Faleceu em 1º de julho a madre abadessa Maria Teresa, da Ordem de São Bento, filha de Alceu Amoroso Lima. Não temos, talvez, na nossa história contemporânea, diálogo cultural entre duas gerações que nos tenha permitido o dia a dia único, por mais de meio século, do primeiro dos católicos brasileiros. A interlocução com a abadessa, na multiplicidade das anotações recíprocas, garante-nos, hoje, a reconstrução do pensamento de Tristão, na conversa diária com Lia, a sua Tuca. Dá-nos, na sua vastidão, a perplexidade e a coragem, ao mesmo tempo, com que se interroga sob os seus deveres da militância da fé, em todo esse longuíssimo périplo.Desde a conversão, por Dom Leme, na sequência da correspondência com Jackson de Figueiredo, em 1928, até se ter transformado no primeiro dos combatentes, pela imprensa, contra o governo militar.

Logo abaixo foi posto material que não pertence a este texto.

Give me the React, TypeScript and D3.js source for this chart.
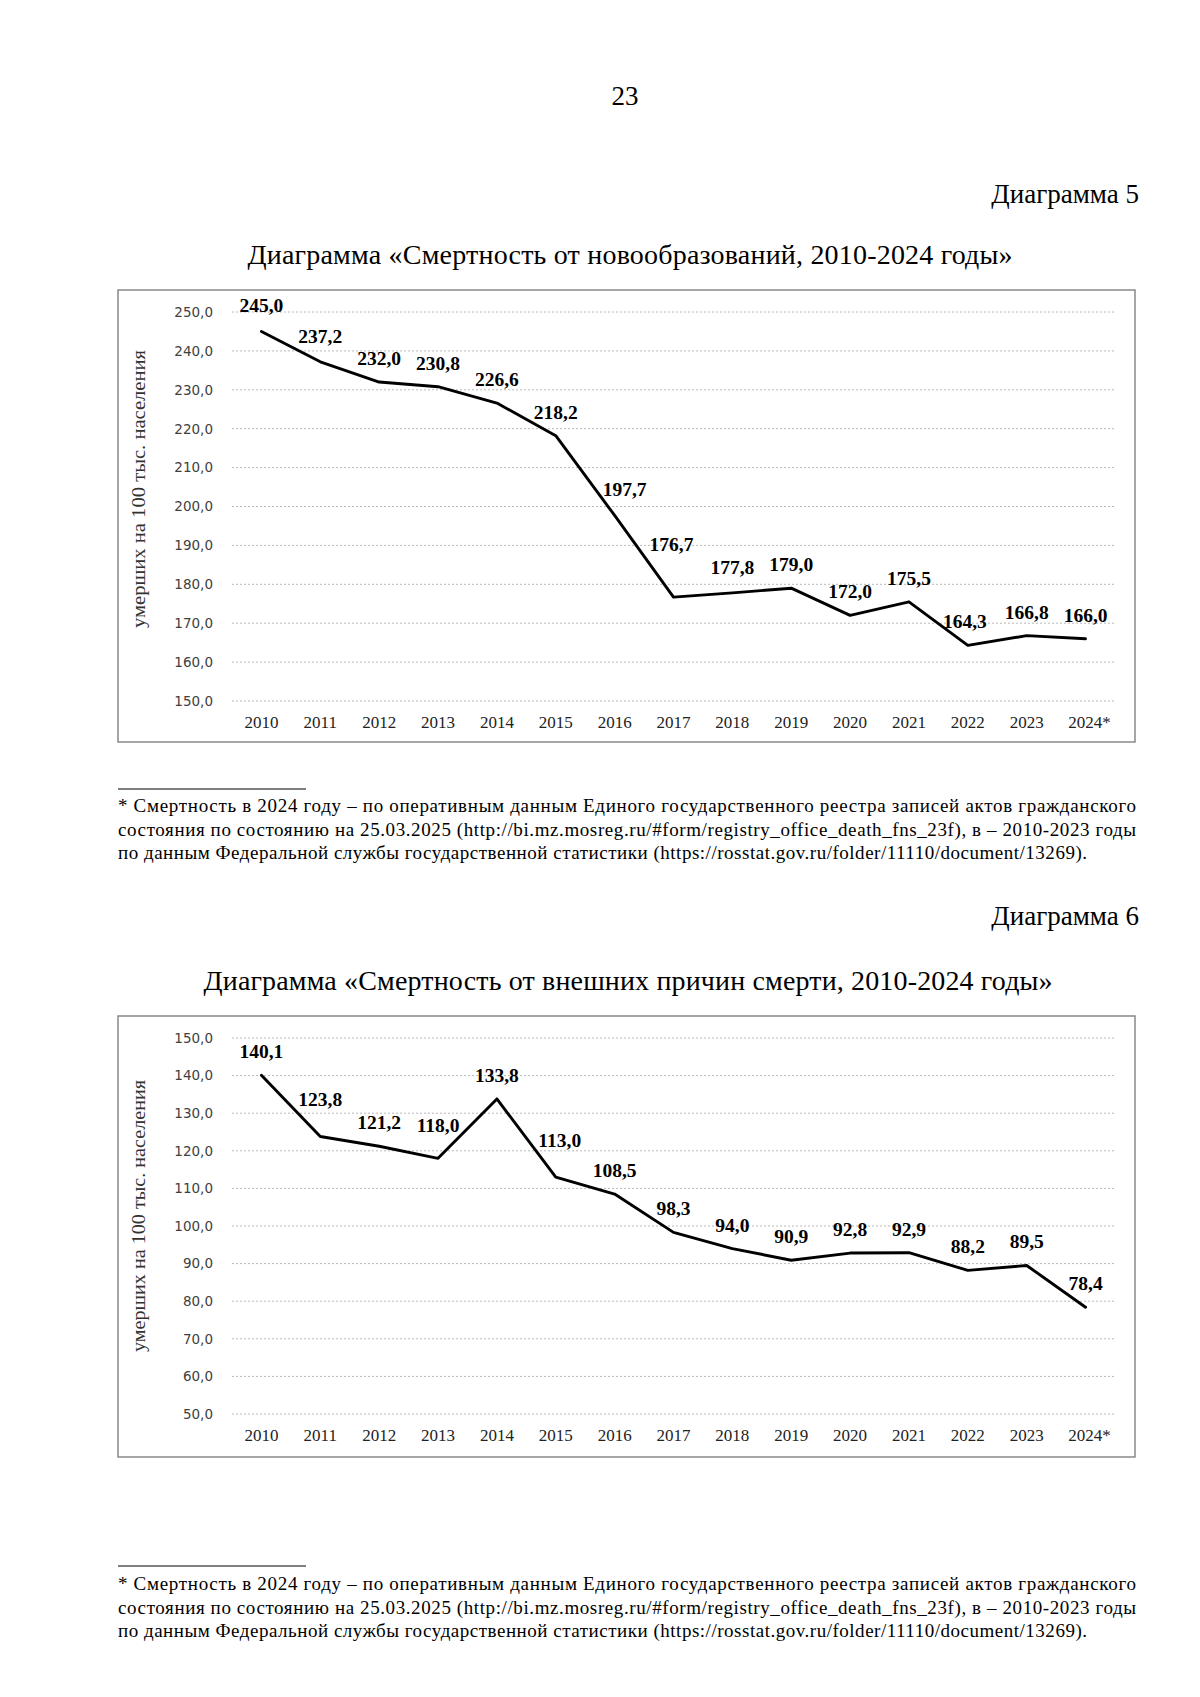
import React from 'react';
import * as d3 from 'd3';

// ---------- data ----------
const years = ['2010', '2011', '2012', '2013', '2014', '2015', '2016', '2017', '2018', '2019', '2020', '2021', '2022', '2023', '2024*'];
const neoplasmValues = [245.0, 237.2, 232.0, 230.8, 226.6, 218.2, 197.7, 176.7, 177.8, 179.0, 172.0, 175.5, 164.3, 166.8, 166.0];
const externalValues = [140.1, 123.8, 121.2, 118.0, 133.8, 113.0, 108.5, 98.3, 94.0, 90.9, 92.8, 92.9, 88.2, 89.5, 78.4];
const neoplasmTicks = [150, 160, 170, 180, 190, 200, 210, 220, 230, 240, 250];
const externalTicks = [50, 60, 70, 80, 90, 100, 110, 120, 130, 140, 150];

const pageNumber = '23';
const chart5Caption = 'Диаграмма 5';
const chart6Caption = 'Диаграмма 6';
const chart5Title = 'Диаграмма «Смертность от новообразований, 2010-2024 годы»';
const chart6Title = 'Диаграмма «Смертность от внешних причин смерти, 2010-2024 годы»';
const yAxisTitle = 'умерших на 100 тыс. населения';
const footnoteLines = [
  '* Смертность в 2024 году – по оперативным данным Единого государственного реестра записей актов гражданского',
  'состояния по состоянию на 25.03.2025 (http://bi.mz.mosreg.ru/#form/registry_office_death_fns_23f), в – 2010-2023 годы',
  'по данным Федеральной службы государственной статистики (https://rosstat.gov.ru/folder/11110/document/13269).',
];

// ---------- layout (label nudges in px, separate from data) ----------
const neoplasmLabelNudge: [number, number][] = [
  [0, -2], [0, -2], [0, 0], [0, 0], [0, 0], [0, 0], [10, -2], [-2, -29], [0, -2], [0, 0], [0, 0], [0, 0], [-3, 0], [0, 0], [0, 0],
];
const externalLabelNudge: [number, number][] = [
  [0, 0], [0, -14], [0, 0], [0, -9], [0, 0], [4, -13], [0, 0], [0, 0], [0, 0], [0, 0], [0, 0], [0, 0], [0, 0], [0, 0], [0, 0],
];

const SERIF = '"Liberation Serif", "Times New Roman", serif';
const SANS = '"DejaVu Sans", Verdana, sans-serif';
const fmt = (v: number) => d3.format('.1f')(v).replace('.', ',');

type ChartProps = {
  boxTop: number;
  boxBottom: number;
  yTop: number;
  yBottom: number;
  ticks: number[];
  values: number[];
  nudges: [number, number][];
  titleCenterY: number;
  titleLen: number;
};

function LineChart({ boxTop, boxBottom, yTop, yBottom, ticks, values, nudges, titleCenterY, titleLen }: ChartProps) {
  const x = d3.scalePoint<string>().domain(years).range([232, 1115]).padding(0.5);
  const y = d3.scaleLinear().domain([d3.min(ticks)!, d3.max(ticks)!]).range([yBottom, yTop]);
  const line = d3
    .line<number>()
    .x((_, i) => x(years[i])!)
    .y((d) => y(d));
  return (
    <g>
      <rect x={118} y={boxTop} width={1017} height={boxBottom - boxTop} fill="none" stroke="#808080" strokeWidth={1.4} />
      {ticks.map((t) => (
        <g key={t}>
          <line x1={232} x2={1115} y1={y(t)} y2={y(t)} stroke="#b8b8b8" strokeWidth={1} strokeDasharray="2,2" />
          <text x={213} y={y(t)} dy="0.36em" textAnchor="end" fontFamily={SANS} fontSize={13.5} fill="#404040">
            {fmt(t)}
          </text>
        </g>
      ))}
      {years.map((yr) => (
        <text key={yr} x={x(yr)! + (yr.endsWith('*') ? 4 : 0)} y={yBottom + 27} textAnchor="middle" fontFamily={SERIF} fontSize={17} fill="#222">
          {yr}
        </text>
      ))}
      <text
        transform={`translate(139,${titleCenterY}) rotate(-90)`}
        textAnchor="middle"
        dy="0.35em"
        fontFamily={SERIF}
        fontSize={18.5}
        fill="#333"
        textLength={titleLen}
        lengthAdjust="spacingAndGlyphs"
      >
        {yAxisTitle}
      </text>
      <path d={line(values) || ''} fill="none" stroke="#000" strokeWidth={2.9} strokeLinejoin="round" strokeLinecap="round" />
      {values.map((v, i) => (
        <text
          key={i}
          x={x(years[i])! + nudges[i][0]}
          y={y(v) - 17 + nudges[i][1]}
          textAnchor="middle"
          fontFamily={SERIF}
          fontWeight="bold"
          fontSize={19.5}
          fill="#000"
        >
          {fmt(v)}
        </text>
      ))}
    </g>
  );
}

function Footnote({ sepY, firstBaseline }: { sepY: number; firstBaseline: number }) {
  const lens = [1018, 1018, 969];
  return (
    <g>
      <line x1={118} x2={306} y1={sepY} y2={sepY} stroke="#000" strokeWidth={1} />
      {footnoteLines.map((l, i) => (
        <text key={i} x={118} y={firstBaseline + i * 23.5} fontFamily={SERIF} fontSize={19} fill="#000" textLength={lens[i]}>
          {l}
        </text>
      ))}
    </g>
  );
}

export default function App() {
  return (
    <svg
      width={1200}
      height={1697}
      viewBox="0 0 1200 1697"
      style={{ position: 'absolute', left: 0, top: 0, background: '#fff' }}
    >
      <rect x={0} y={0} width={1200} height={1697} fill="#fff" />
      <text x={625} y={105} textAnchor="middle" fontFamily={SERIF} fontSize={27} fill="#000">
        {pageNumber}
      </text>
      <text x={1139} y={203} textAnchor="end" fontFamily={SERIF} fontSize={27} fill="#000">
        {chart5Caption}
      </text>
      <text x={630} y={264} textAnchor="middle" fontFamily={SERIF} fontSize={28} fill="#000" textLength={765}>
        {chart5Title}
      </text>
      <LineChart
        boxTop={290}
        boxBottom={742}
        yTop={312}
        yBottom={701}
        ticks={neoplasmTicks}
        values={neoplasmValues}
        nudges={neoplasmLabelNudge}
        titleCenterY={489}
        titleLen={278}
      />
      <Footnote sepY={789} firstBaseline={812} />

      <text x={1139} y={925} textAnchor="end" fontFamily={SERIF} fontSize={27} fill="#000">
        {chart6Caption}
      </text>
      <text x={628} y={990} textAnchor="middle" fontFamily={SERIF} fontSize={28} fill="#000" textLength={849}>
        {chart6Title}
      </text>
      <LineChart
        boxTop={1016}
        boxBottom={1457}
        yTop={1038}
        yBottom={1414}
        ticks={externalTicks}
        values={externalValues}
        nudges={externalLabelNudge}
        titleCenterY={1216}
        titleLen={272}
      />
      <Footnote sepY={1566} firstBaseline={1590} />
    </svg>
  );
}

É na angústia das suas próprias rupturas internas, em bem desta visão libertária dos direitos humanos, que Alceu romperá com Gustavo Corção, Gladstone Chaves de Mello e toda a chamada "linha dura" do antigo Centro Dom Vital, vinculados à ditadura e, mais do que isso, inclusive, à delação, como comunistas, de tantos membros da antiga JEC ou JUC, passados à confrontação da AP. Exatamente, nesses mesmos dias, chega-nos a obra de Renato Augusto Carneiro Júnior, Amor em Termos de Ressentimento, ou Alceu Amoroso Lima, Política e Resistência à Ditadura Militar, de 64, em ampla documentação da última etapa da vida de Tristão.
 
Nas quase quatro mil cartas - as Cartas do Pai - compiladas pela abadessa Maria Teresa e objeto, já, de edição pelo Instituto Moreira Sales, reconstitui-se por inteiro, como disse o filho Alceu, a profundidade do questionamento -da vida do pai, com sua entrega, "humilde, engraçado", no extraordinário coloquial de seu cotidiano. Nem precisaria, por aí mesmo, Alceu, de autobiografia nem de memórias, no repositório único, em que podemos mergulhar nas Cartas do Pai. A posteridade viria, por acréscimo, no que, à hora foi e continuou, por décadas, a conversação entre pai e filha, num trabalho editorial praticamente sem cortes, em que Tristão de Athayde abriu-se a Tuca, no dia a dia de sua alma. Dá conta do que via o escritor como o seu estilo solto, num pensamento que não precisava de qualquer atavio na sua espontaneidade, no correr das mãos de sua "cinzentinhá', a Parker 51, "como se tivesse vida própria". O "silêncio do povo", o "fanatismo" e, afinal, o "terrorismo cultural" são os artigos-chave frente à irrupção da ditadura, em 64, a que o pensador católico emprestou a "voz das injustiças sem voz".

E foi neste crescente desafio que Dr. Alceu só reforçou o diálogo com a abadessa, sempre à flor do novo passo, e transformou-se, reconhecido por gregos e troianos, no primeiro protagonista da resistência democrática no País.